The Ministry of Labour administers the Act and its regulations by:
- providing compliance support
- conducting proactive inspections of payroll records and workplace practices to ensure the ESA is being followed
- investigating and resolving complaints
- enforcing the Act and its regulations

=== Compliance Support ===
The Ministry of Labour offers publications and services to help employees and employers understand their rights and comply with their obligations. These include an employment standards poster, which employers are required to post in their workplaces; a catalogue of fact sheets and information sheets covering a variety of topics; and interactive online tools and calculators to assist employers and employees to understand provisions of the Act, such as the Termination Tool, the Public Holiday Pay Calculator and the Severance Tool.

=== Proactive Inspections ===
Employment standards officers conduct proactive inspections of payroll and other records, including a review of employment practices. An officer performing a proactive inspection will usually visit the employer's business location. Officers may notify the employer in writing before the inspection but are not required to. A notice may set out a list of records and other documents the employer must provide during the inspection. The employer is required to produce the records requested and must answer questions that the officer thinks may be relevant. An officer is able to take away records or other information for review and copying.

=== Investigating complaints ===
In most cases, employees should attempt to contact their employer or former employer (or the client of a temporary help agency, if applicable) about the employment standards right(s) they believe have been violated. However, there might be a good reason for an employee to not contact their employer (e.g. If the employee is afraid to contact the employer or he or she is a young employee).

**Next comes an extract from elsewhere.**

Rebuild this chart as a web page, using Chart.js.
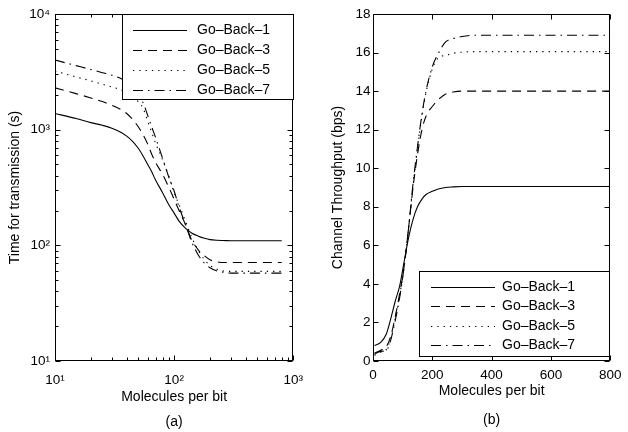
<!DOCTYPE html>
<html>
<head>
<meta charset="utf-8">
<script src="https://cdn.jsdelivr.net/npm/chart.js@4"></script>
<style>
html,body{margin:0;padding:0;background:#fff;}
#wrap{position:relative;width:628px;height:432px;overflow:hidden;background:#fff;}
canvas{position:absolute;top:0;}
#ca{left:0;}
#cb{left:314px;}
</style>
</head>
<body>
<div id="wrap">
<canvas id="ca" width="314" height="432"></canvas>
<canvas id="cb" width="314" height="432"></canvas>
</div>
<script>
// ---------- data: panel (a) ----------
const moleculesA = [10, 15, 20, 25, 30, 35, 40, 45, 50, 55, 60, 65, 70, 80, 90, 100, 110, 125, 140, 160, 180, 200, 230, 260, 300, 400, 600, 800];
const timeGB1 = [1380, 1250, 1150, 1090, 1030, 960, 880, 790, 690, 590, 500, 430, 365, 285, 225, 190, 162, 140, 128, 120, 115, 112, 110.5, 110, 109.5, 109.5, 109.5, 109.5];
const timeGB3 = [2300, 2050, 1880, 1750, 1620, 1510, 1380, 1220, 1060, 900, 750, 610, 520, 410, 320, 250, 200, 150, 112, 91, 81, 75, 72, 71, 71, 71, 71, 71];
const timeGB5 = [3210, 2860, 2640, 2470, 2340, 2230, 2080, 1900, 1750, 1520, 1180, 940, 760, 550, 400, 285, 225, 160, 118, 90, 75, 67, 62, 60, 59.5, 59.5, 59.5, 59.5];
const timeGB7 = [4000, 3580, 3310, 3110, 2960, 2800, 2600, 2350, 2050, 1700, 1330, 1050, 850, 565, 392, 295, 215, 150, 108, 82, 70, 64, 60, 58.5, 57.5, 57.5, 57.5, 57.5];

// ---------- data: panel (b) ----------
const moleculesB = [5, 25, 45, 60, 75, 90, 105, 120, 135, 150, 165, 180, 200, 220, 245, 270, 300, 350, 400, 500, 600, 700, 800];
const thrGB1 = [0.8, 0.95, 1.4, 2.2, 3.1, 3.9, 5.15, 6.4, 7.35, 8.0, 8.4, 8.65, 8.8, 8.92, 9.0, 9.03, 9.05, 9.05, 9.05, 9.05, 9.05, 9.05, 9.05];
const thrGB3 = [0.4, 0.55, 0.75, 1.3, 2.3, 3.5, 4.9, 6.9, 9.0, 10.7, 12.0, 12.75, 13.2, 13.55, 13.85, 13.95, 14.0, 14.0, 14.0, 14.0, 14.0, 14.0, 14.0];
const thrGB5 = [0.3, 0.45, 0.6, 1.2, 2.2, 3.4, 4.9, 6.9, 9.1, 11.0, 12.7, 14.0, 15.15, 15.72, 15.85, 15.96, 16.02, 16.05, 16.05, 16.05, 16.05, 16.05, 16.05];
const thrGB7 = [0.35, 0.5, 0.55, 1.1, 2.1, 3.3, 4.9, 6.9, 9.2, 11.1, 12.8, 14.1, 15.26, 15.95, 16.55, 16.72, 16.83, 16.9, 16.9, 16.9, 16.9, 16.9, 16.9];

// ---------- labels / ticks ----------
const seriesNames = ['Go\u2013Back\u20131', 'Go\u2013Back\u20133', 'Go\u2013Back\u20135', 'Go\u2013Back\u20137'];
const xTicksA = [10, 100, 1000];
const xTickLabelsA = ['10\u00B9', '10\u00B2', '10\u00B3'];
const yTicksA = [10, 100, 1000, 10000];
const yTickLabelsA = ['10\u00B9', '10\u00B2', '10\u00B3', '10\u2074'];
const xTicksB = [0, 200, 400, 600, 800];
const yTicksB = [0, 2, 4, 6, 8, 10, 12, 14, 16, 18];
const xTitleA = ['Molecules per bit', '(a)'];
const yTitleA = 'Time for transmission (s)';
const xTitleB = ['Molecules per bit', '(b)'];
const yTitleB = 'Channel Throughput (bps)';

// ---------- styles ----------
const dashes = [[], [9, 6], [1.3, 5], [10, 5, 1.5, 5]];
const FONT = "'Liberation Sans', Arial, Helvetica, sans-serif";
Chart.defaults.font.family = FONT;
Chart.defaults.color = '#000';

function minorLog(majors) {
  const out = [];
  for (let i = 0; i < majors.length - 1; i++) {
    for (let k = 2; k <= 9; k++) out.push(majors[i] * k);
  }
  return out;
}

const framePlugin = {
  id: 'frame',
  afterDatasetsDraw(chart, args, o) {
    const {ctx, chartArea: a} = chart;
    const xs = chart.scales.x, ys = chart.scales.y;
    const L = Math.round(a.left) + 0.5, R = Math.round(a.right) - 0.5;
    const T = Math.round(a.top) + 0.5, B = Math.round(a.bottom) - 0.5;
    ctx.save();
    ctx.strokeStyle = '#000';
    ctx.lineWidth = 1;
    ctx.setLineDash([]);
    ctx.beginPath();
    const tx = (vals, len) => {
      for (const v of vals) {
        const p = Math.round(xs.getPixelForValue(v)) + 0.5;
        ctx.moveTo(p, B); ctx.lineTo(p, B - len);
        ctx.moveTo(p, T); ctx.lineTo(p, T + len);
      }
    };
    const ty = (vals, len) => {
      for (const v of vals) {
        const p = Math.round(ys.getPixelForValue(v)) + 0.5;
        ctx.moveTo(L, p); ctx.lineTo(L + len, p);
        ctx.moveTo(R, p); ctx.lineTo(R - len, p);
      }
    };
    tx(o.xMajor, o.major); tx(o.xMinor || [], o.minor);
    ty(o.yMajor, o.major); ty(o.yMinor || [], o.minor);
    ctx.stroke();
    ctx.strokeRect(L, T, R - L, B - T);
    ctx.restore();
  }
};

const boxLegendPlugin = {
  id: 'boxLegend',
  afterDraw(chart, args, o) {
    const {ctx} = chart;
    ctx.save();
    ctx.fillStyle = '#fff';
    ctx.fillRect(o.left, o.top, o.width, o.height);
    ctx.strokeStyle = '#000';
    ctx.lineWidth = 1;
    ctx.setLineDash([]);
    ctx.strokeRect(Math.round(o.left) + 0.5, Math.round(o.top) + 0.5, Math.round(o.width) - 1, Math.round(o.height) - 1);
    ctx.font = '14px ' + FONT;
    ctx.textBaseline = 'middle';
    ctx.textAlign = 'left';
    ctx.fillStyle = '#000';
    chart.data.datasets.forEach((ds, i) => {
      const y = Math.round(o.top + o.rowStart + i * o.rowGap) + 0.5;
      ctx.beginPath();
      ctx.lineWidth = ds.borderWidth;
      ctx.setLineDash(ds.borderDash || []);
      ctx.moveTo(o.left + o.sampleFrom, y);
      ctx.lineTo(o.left + o.sampleTo, y);
      ctx.stroke();
      ctx.fillText(ds.label, o.left + o.textX, y);
    });
    ctx.restore();
  }
};

function makeDatasets(xs, series) {
  return series.map((ys, i) => ({
    label: seriesNames[i],
    data: xs.map((x, j) => ({x: x, y: ys[j]})),
    borderColor: '#000',
    backgroundColor: '#000',
    borderWidth: 1.1,
    borderDash: dashes[i],
    pointRadius: 0,
    fill: false,
    cubicInterpolationMode: 'monotone'
  }));
}

const commonPlugins = {
  legend: {display: false},
  tooltip: {enabled: false}
};

// ---------- panel (a) ----------
new Chart(document.getElementById('ca'), {
  type: 'line',
  data: {datasets: makeDatasets(moleculesA, [timeGB1, timeGB3, timeGB5, timeGB7])},
  options: {
    responsive: false,
    animation: false,
    devicePixelRatio: 1,
    layout: {padding: {left: 0, right: 18, top: 14, bottom: 0}},
    plugins: Object.assign({}, commonPlugins, {
      frame: {xMajor: xTicksA, xMinor: minorLog(xTicksA), yMajor: yTicksA, yMinor: minorLog(yTicksA), major: 5, minor: 3},
      boxLegend: {left: 122, top: 14, width: 172, height: 86, rowStart: 15.5, rowGap: 20.2, sampleFrom: 11, sampleTo: 65, textX: 75}
    }),
    scales: {
      x: {
        type: 'logarithmic', min: 10, max: 1000,
        afterBuildTicks: s => { s.ticks = xTicksA.map(v => ({value: v})); },
        afterFit: s => { s.height = 71; },
        grid: {display: false, drawTicks: false},
        border: {display: false},
        ticks: {callback: (v, i) => xTickLabelsA[i], padding: 11, autoSkip: false, maxRotation: 0, font: {size: 13.5}, color: '#000'},
        title: {display: true, text: xTitleA, color: '#000', font: {size: 14, lineHeight: 1.8}, padding: {top: 0, bottom: -3}}
      },
      y: {
        type: 'logarithmic', min: 10, max: 10000,
        afterBuildTicks: s => { s.ticks = yTicksA.map(v => ({value: v})); },
        afterFit: s => { s.width = 55; },
        grid: {display: false, drawTicks: false},
        border: {display: false},
        ticks: {callback: (v, i) => yTickLabelsA[i], padding: 5, autoSkip: false, font: {size: 13.5}, color: '#000'},
        title: {display: true, text: yTitleA, color: '#000', font: {size: 14}, padding: {top: 7, bottom: 0}}
      }
    }
  },
  plugins: [framePlugin, boxLegendPlugin]
});

// ---------- panel (b) ----------
new Chart(document.getElementById('cb'), {
  type: 'line',
  data: {datasets: makeDatasets(moleculesB, [thrGB1, thrGB3, thrGB5, thrGB7])},
  options: {
    responsive: false,
    animation: false,
    devicePixelRatio: 1,
    layout: {padding: {left: 0, right: 14, top: 14, bottom: 0}},
    plugins: Object.assign({}, commonPlugins, {
      frame: {xMajor: xTicksB, yMajor: yTicksB, major: 5, minor: 3},
      boxLegend: {left: 105, top: 271, width: 191, height: 86, rowStart: 15.5, rowGap: 19.6, sampleFrom: 12, sampleTo: 76, textX: 83}
    }),
    scales: {
      x: {
        type: 'linear', min: 0, max: 800,
        afterBuildTicks: s => { s.ticks = xTicksB.map(v => ({value: v})); },
        afterFit: s => { s.height = 71; },
        grid: {display: false, drawTicks: false},
        border: {display: false},
        ticks: {padding: 6.5, autoSkip: false, maxRotation: 0, font: {size: 13.5}, color: '#000'},
        title: {display: true, text: xTitleB, color: '#000', font: {size: 14, lineHeight: 2.07}, padding: {top: 0, bottom: -3}}
      },
      y: {
        type: 'linear', min: 0, max: 18,
        afterBuildTicks: s => { s.ticks = yTicksB.map(v => ({value: v})); },
        afterFit: s => { s.width = 59; },
        grid: {display: false, drawTicks: false},
        border: {display: false},
        ticks: {padding: 2.5, autoSkip: false, font: {size: 13.5}, color: '#000'},
        title: {display: true, text: yTitleB, color: '#000', font: {size: 14}, padding: {top: 16, bottom: 0}}
      }
    }
  },
  plugins: [framePlugin, boxLegendPlugin]
});
</script>
</body>
</html>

Employees have an opportunity to tell the ministry on the Claim Form why they did not contact their employer, or that they have already contacted their employer. If the employee contacted the employer but the issue was not resolved, the employee does not have to contact his or her employer again. If the parties are unable to resolve the issue on their own, and if the employee has provided all the required information on the Claim Form, the matter is assigned to an employment standards officer for investigation.

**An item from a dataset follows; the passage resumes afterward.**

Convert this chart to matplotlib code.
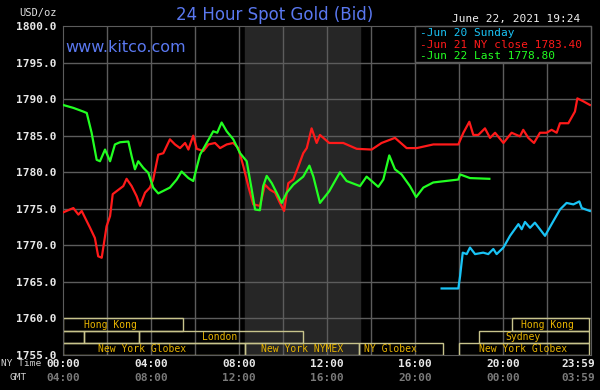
import matplotlib.pyplot as plt
import matplotlib.transforms as mtransforms
from matplotlib.patches import Rectangle

# Jun 21 (NY close 1783.40), NY time in hours
jun21_t = [0, 0.47, 0.7, 0.85, 1.23, 1.45, 1.6, 1.76, 1.98, 2.14, 2.26, 2.52, 2.74, 2.89, 3.12, 3.35,
           3.5, 3.73, 3.95, 4.1, 4.33, 4.56, 4.86, 5.09, 5.32, 5.55, 5.7, 5.92, 6.08, 6.38, 6.61, 6.91,
           7.14, 7.44, 7.74, 7.97, 8.2, 8.42, 8.65, 8.95, 9.18, 9.41, 9.64, 9.86, 10.05, 10.24, 10.47,
           10.7, 10.92, 11.08, 11.3, 11.53, 11.68, 12.1, 12.74, 13.35, 14.03, 14.48, 15.09, 15.62,
           16.08, 16.83, 17.97, 18.2, 18.47, 18.65, 18.88, 19.18, 19.41, 19.64, 20.02, 20.39, 20.77,
           20.92, 21.15, 21.41, 21.68, 21.98, 22.21, 22.44, 22.59, 22.97, 23.27, 23.38, 23.65, 23.95]
jun21_p = [1774.5, 1775.1, 1774.2, 1774.7, 1772.4, 1771.0, 1768.5, 1768.3, 1772.6, 1774.0, 1777.0,
           1777.6, 1778.1, 1779.1, 1778.1, 1776.7, 1775.4, 1777.2, 1777.9, 1779.0, 1782.4, 1782.6,
           1784.5, 1783.8, 1783.3, 1784.0, 1783.1, 1785.0, 1783.2, 1782.9, 1783.8, 1784.0, 1783.3,
           1783.8, 1784.0, 1783.3, 1780.8, 1778.1, 1775.6, 1775.4, 1778.3, 1777.6, 1777.2, 1775.8,
           1774.7, 1778.5, 1779.0, 1780.8, 1782.6, 1783.3, 1786.0, 1784.0, 1785.1, 1784.0, 1784.0,
           1783.2, 1783.1, 1784.0, 1784.7, 1783.3, 1783.3, 1783.8, 1783.8, 1785.4, 1786.9, 1785.1,
           1785.1, 1786.0, 1784.7, 1785.4, 1784.0, 1785.4, 1784.9, 1785.8, 1784.7, 1784.0, 1785.4,
           1785.4, 1785.8, 1785.4, 1786.7, 1786.7, 1788.3, 1790.1, 1789.7, 1789.2]

# Jun 22 (last 1778.80)
jun22_t = [0, 0.47, 0.92, 1.08, 1.3, 1.53, 1.68, 1.91, 2.14, 2.36, 2.59, 2.97, 3.12, 3.27, 3.42, 3.65,
           3.88, 4.1, 4.33, 4.86, 5.17, 5.39, 5.7, 5.92, 6.23, 6.53, 6.83, 7.01, 7.21, 7.44, 7.74, 8.05,
           8.35, 8.58, 8.73, 8.95, 9.1, 9.26, 9.49, 9.71, 9.94, 10.17, 10.47, 10.92, 11.2, 11.38, 11.68,
           12.1, 12.59, 12.89, 13.5, 13.8, 14.33, 14.56, 14.83, 15.09, 15.39, 15.77, 16.05, 16.38,
           16.83, 17.97, 18.05, 18.5, 19.38]
jun22_p = [1789.2, 1788.8, 1788.3, 1788.1, 1785.4, 1781.7, 1781.5, 1783.1, 1781.5, 1783.8, 1784.1,
           1784.2, 1782.2, 1780.4, 1781.5, 1780.6, 1779.9, 1777.9, 1777.1, 1777.9, 1779.0, 1780.1,
           1779.2, 1778.8, 1782.4, 1784.0, 1785.6, 1785.4, 1786.8, 1785.6, 1784.5, 1782.6, 1781.5,
           1777.6, 1774.9, 1774.8, 1778.1, 1779.5, 1778.5, 1777.2, 1775.8, 1777.2, 1778.3, 1779.4,
           1780.9, 1779.4, 1775.8, 1777.4, 1780.0, 1778.8, 1778.1, 1779.4, 1778.0, 1779.0, 1782.3,
           1780.4, 1779.7, 1778.1, 1776.6, 1777.9, 1778.6, 1779.0, 1779.7, 1779.2, 1779.1]

# Jun 20 (Sunday)
jun20_t = [17.21, 17.97, 18.05, 18.17, 18.35, 18.5, 18.73, 19.1, 19.33, 19.56, 19.71, 20.02, 20.32,
           20.7, 20.85, 21.0, 21.23, 21.45, 21.91, 22.21, 22.59, 22.89, 23.2, 23.47, 23.58, 23.95]
jun20_p = [1764.1, 1764.1, 1765.8, 1769.0, 1768.8, 1769.7, 1768.8, 1769.0, 1768.8, 1769.5, 1768.8,
           1769.7, 1771.3, 1772.9, 1772.2, 1773.2, 1772.4, 1773.1, 1771.3, 1772.9, 1774.9, 1775.8,
           1775.6, 1776.0, 1775.1, 1774.7]

# trading sessions: row (0 = top), start hour, end hour, name
sess_row = [0, 0, 1, 1, 1, 1, 2, 2, 2, 2]
sess_start = [0, 20.4, 0, 0.95, 3.45, 18.9, 0, 8.27, 13.45, 18.0]
sess_end = [5.45, 23.9, 0.95, 3.45, 10.9, 23.9, 8.27, 13.45, 17.27, 23.9]
sess_name = ['Hong Kong', 'Hong Kong', '', '', 'London', 'Sydney',
             'New York Globex', 'New York NYMEX', 'NY Globex', 'New York Globex']
sess_label_x = [2.15, 22.0, 0, 0, 7.1, 20.9, 3.6, 10.86, 14.9, 20.9]

nymex_span = (8.25, 13.5)

y_ticks = [1755, 1760, 1765, 1770, 1775, 1780, 1785, 1790, 1795, 1800]
x_ticks = [0, 4, 8, 12, 16, 20, 23.98]
ny_labels = ['00:00', '04:00', '08:00', '12:00', '16:00', '20:00', '23:59']
gmt_labels = ['04:00', '08:00', '12:00', '16:00', '20:00', '00:00', '03:59']

mono = 'DejaVu Sans Mono'
grid_c = '#5c5c5c'
box_c = '#c8c48c'
text_y = '#e8b400'

fig = plt.figure(figsize=(6, 3.9), dpi=100, facecolor='black')
ax = fig.add_axes([63 / 600, 1 - 355 / 390, 528 / 600, 329 / 390], facecolor='black')
ax.set_xlim(0, 24)
ax.set_ylim(1755, 1800)

ax.axvspan(*nymex_span, color='#262626', zorder=0)

for h in range(2, 24, 2):
    ax.axvline(h, color=grid_c, lw=1, zorder=1)
for v in range(1760, 1800, 5):
    ax.axhline(v, color=grid_c, lw=1, zorder=1)
for s in ax.spines.values():
    s.set_color(grid_c)

# session boxes
row_h = 5 / 3
for r, a, b, name, lx in zip(sess_row, sess_start, sess_end, sess_name, sess_label_x):
    y0 = 1760 - (r + 1) * row_h
    ax.add_patch(Rectangle((a, y0), b - a, row_h, fill=False, edgecolor=box_c, lw=1, zorder=2))
    if name:
        ax.text(lx, y0 + row_h / 2, name, color=text_y, fontsize=7, family=mono,
                ha='center', va='center', zorder=3)

ax.plot(jun21_t, jun21_p, color='#ff1a1a', lw=1.6, zorder=4)
ax.plot(jun22_t, jun22_p, color='#22ff22', lw=1.6, zorder=4)
ax.plot(jun20_t, jun20_p, color='#19c3f5', lw=1.6, zorder=4)

ax.set_yticks(y_ticks)
ax.set_yticklabels([f'{v:.1f}' for v in y_ticks], color='#e8e8e8', fontsize=8,
                   family=mono, fontweight='bold')
ax.tick_params(axis='y', length=0, pad=5)
ax.set_xticks([])

# x labels: NY time row and GMT row
trans = mtransforms.blended_transform_factory(ax.transData, fig.transFigure)
for t, ny, gmt in zip(x_ticks, ny_labels, gmt_labels):
    ha = 'right' if t > 23 else 'center'
    xx = t + 0.2 if t > 23 else t
    ax.text(xx, 1 - 364 / 390, ny, transform=trans, color='#e8e8e8', fontsize=8, family=mono,
            fontweight='bold', ha=ha, va='center')
    ax.text(xx, 1 - 378 / 390, gmt, transform=trans, color='#7a7a7a', fontsize=8, family=mono,
            fontweight='bold', ha=ha, va='center')
fig.text(1 / 600, 1 - 364 / 390, 'NY Time', color='#d0d0d0', fontsize=6.8, family=mono, va='center')
fig.text(10 / 600, 1 - 378 / 390, 'GMT', color='#d0d0d0', fontsize=6.8, family=mono, va='center')

# titles
fig.text(275 / 600, 1 - 15 / 390, '24 Hour Spot Gold (Bid)', color='#5a78f0', fontsize=12,
         family='DejaVu Sans', ha='center', va='center')
fig.text(65 / 600, 1 - 47 / 390, 'www.kitco.com', color='#5a78f0', fontsize=11.5,
         family='DejaVu Sans', ha='left', va='center')
fig.text(19 / 600, 1 - 13 / 390, 'USD/oz', color='#e0e0e0', fontsize=7.5, family=mono, va='center')
fig.text(580 / 600, 1 - 19 / 390, 'June 22, 2021 19:24', color='#f0f0f0', fontsize=8,
         family=mono, ha='right', va='center')

# legend box
ax.add_patch(Rectangle((415 / 600, 1 - 62 / 390), 176 / 600, 36 / 390, transform=fig.transFigure,
                       facecolor='black', edgecolor=grid_c, lw=1, zorder=5, clip_on=False))
leg_txt = ['-Jun 20 Sunday', '-Jun 21 NY close 1783.40', '-Jun 22 Last 1778.80']
leg_col = ['#19c3f5', '#ff1a1a', '#22ff22']
for i, (txt, c) in enumerate(zip(leg_txt, leg_col)):
    fig.text(420 / 600, 1 - (33 + i * 11.7) / 390, txt, color=c, fontsize=8, family=mono,
             va='center', zorder=6)

fig.savefig('out.png', dpi=100, facecolor='black')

The employment standards officer may conduct his or her investigation by telephone, through written correspondence, by visiting the employer's premises or by requiring the employee and/or the employer to attend a meeting. During an investigation, both parties have the opportunity to present the facts and arguments they believe are important to their case. If a claim has been submitted against the client of a temporary help agency regarding a possible reprisal or unpaid wages, employment standards officers have the same powers of investigation with respect to the client as they do for an employer.

The officer will make a decision based on the best available evidence which may include employer records, client records, employee records, and interviews. After investigating a claim, the employment standards officer makes a decision about whether the employer has or has not followed the Act; If the officer finds that the employer has complied with the Act :
- The employee is notified in writing of this decision and can apply for a review within 30 days. If the officer finds that the employer has not complied with the Act :
- The employer or the client of a temporary help agency may resolve the issue by voluntarily complying with the officer's decision (i.e., by paying money that is owing to an employee or employees, or by adopting new, or changing existing, workplace practices).
- Issue an order against the employer. (For more information, see "Enforcement", below.)
- Officers can also require an employer to post a notice containing specific information about administration or enforcement of the Act, and/or a copy of the report or part of the report with the officer's findings.

The ESA gives the Ministry of Labour the authority to audit firms when investigating ESA complaints. One small business owner complained that the Ministry treated him as though he was a criminal when investigating a complaint against his firm over unpaid wages.